Нет недостатка и в почти апокалипсических оценках пройденного Россией в 90-е годы пути. Известный американский политолог Стивен Коэн считает, что проблема России состоит в беспрецедентно всеобщей экономической катастрофе, наступившей в условиях мирного времени, – настолько грандиозной, что ныне мы должны говорить о не имеющем прецедента процессе – демодернизации живущей в ХХ веке страны [82] .

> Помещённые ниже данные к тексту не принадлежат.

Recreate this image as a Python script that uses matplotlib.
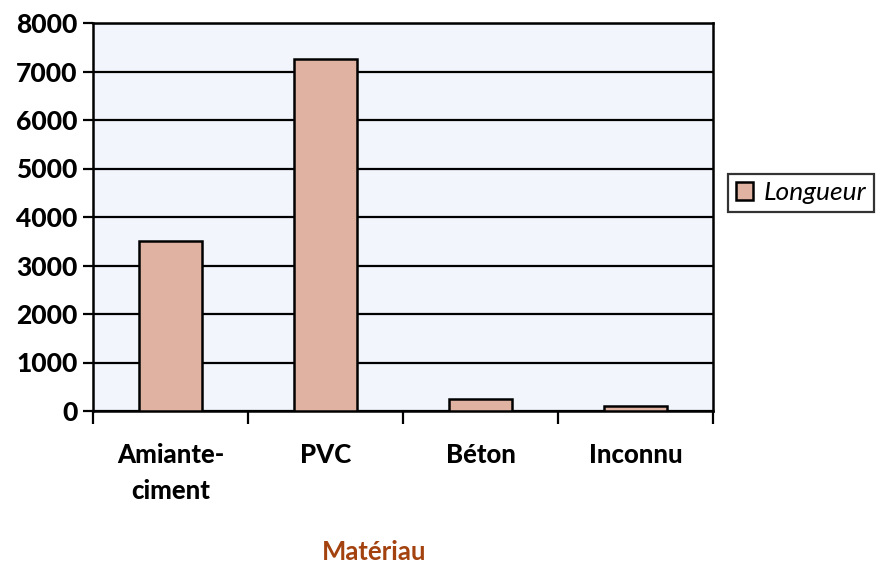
import matplotlib
matplotlib.use("Agg")
import matplotlib.pyplot as plt
import numpy as np

categories = ["Amiante-\nciment", "PVC", "Béton", "Inconnu"]
longueur = [3500, 7250, 240, 110]
series_name = "Longueur"
yticks = [0, 1000, 2000, 3000, 4000, 5000, 6000, 7000, 8000]
xlabel = "Matériau"

plt.rcParams['font.family'] = ['Lato', 'DejaVu Sans']

fig = plt.figure(figsize=(8.82, 5.64), dpi=100)
ax = fig.add_axes([93/882, 1-411/564, (713-93)/882, (411-23)/564])
ax.set_facecolor('#f2f6fc')

x = np.arange(len(categories))
bars = ax.bar(x, longueur, width=0.41, color='#e0b2a2', edgecolor='black',
              linewidth=1.8, label=series_name, zorder=3)

ax.set_xlim(-0.5, len(categories) - 0.5)
ax.set_ylim(0, 8000)
ax.set_yticks(yticks)
ax.set_yticklabels([str(v) for v in yticks], fontsize=19, fontweight='black')
ax.yaxis.grid(True, color='black', linewidth=1.6, zorder=1)
ax.set_axisbelow(True)

ax.set_xticks(x)
ax.set_xticklabels(categories, fontsize=18.5, fontweight='black', linespacing=1.6)
ax.tick_params(axis='x', length=0, pad=23)
ax.set_xticks(np.arange(-0.5, len(categories), 1.0), minor=True)
ax.tick_params(axis='x', which='minor', length=9, width=1.6, direction='out')
ax.tick_params(axis='y', length=7, width=1.6, direction='out', pad=4)

for s in ax.spines.values():
    s.set_linewidth(1.8)
    s.set_color('black')

fig.text(374/882, 1-552/564, xlabel, fontsize=18.5, fontweight='bold',
         color='#a3420e', ha='center', va='center')

leg = fig.legend(handles=[bars], labels=[series_name], loc='center left',
                 bbox_to_anchor=(728/882, 1-193/564), frameon=True, fancybox=False,
                 edgecolor='black', prop={'size': 19, 'style': 'italic'},
                 handlelength=0.65, handleheight=0.65, handletextpad=0.4,
                 borderpad=0.3, borderaxespad=0)
leg.get_frame().set_linewidth(1.6)

fig.savefig("out.png", dpi=100)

И это еще мягко сказано! Анализ данных Росстата о состоянии отраслей народного хозяйства, уровне доходов населения и демографической ситуации за период 1992–1998 гг. дает основание также говорить и о не имеющих прецедента процессах деиндустриализации и депопуляции страны [83] .

82

Стивен Ф. Коэн (Stephen F. Cohen): Америка развязывает новую «холодную войну» // «The Nation», 10. 07. 2006 г.

83

Калабеков И. Г. Российские реформы в цифрах и фактах (справочное издание). – М.: «Русаки», 2007.

Начиная с 1992 г. процесс естественной убыли населения не покрывается положительным сальдо рождаемости и миграции. За период с 1992–1997 гг. потери, связанные с систематическим уменьшением абсолютной численности населения, которое происходит вследствие суженного его воспроизводства, когда последующее поколение меньше предыдущего, составляют около 5 млн. чел. Миграционный прирост компенсировал лишь 40 % естественных потерь населения.

Первый пик смертности приходится на 1994 год. Тогда вслед за финансовым кризисом 11 октября 1994 года, который остался в народной памяти под именем «черного вторника», производство в России упало на 40 %, а цены по сравнению с 1991 г. взлетели в несколько раз! При этом каждый третий трудоспособный человек лишился работы.

Второй пик смертности приходится на 1998 г., как раз в тот период, когда российское правительство объявило дефолт по внутреннему долгу и девальвации рубля, – в результате чего разразился грандиозный и некотором смысле – скандальный, финансовый кризис, который перерос в системный – экономический и социально-политический.

Пересечение тенденций интенсивного роста смертности и снижением рождаемости получило у специалистов по демографии весьма характерное название – «русский крест» (рис. 2).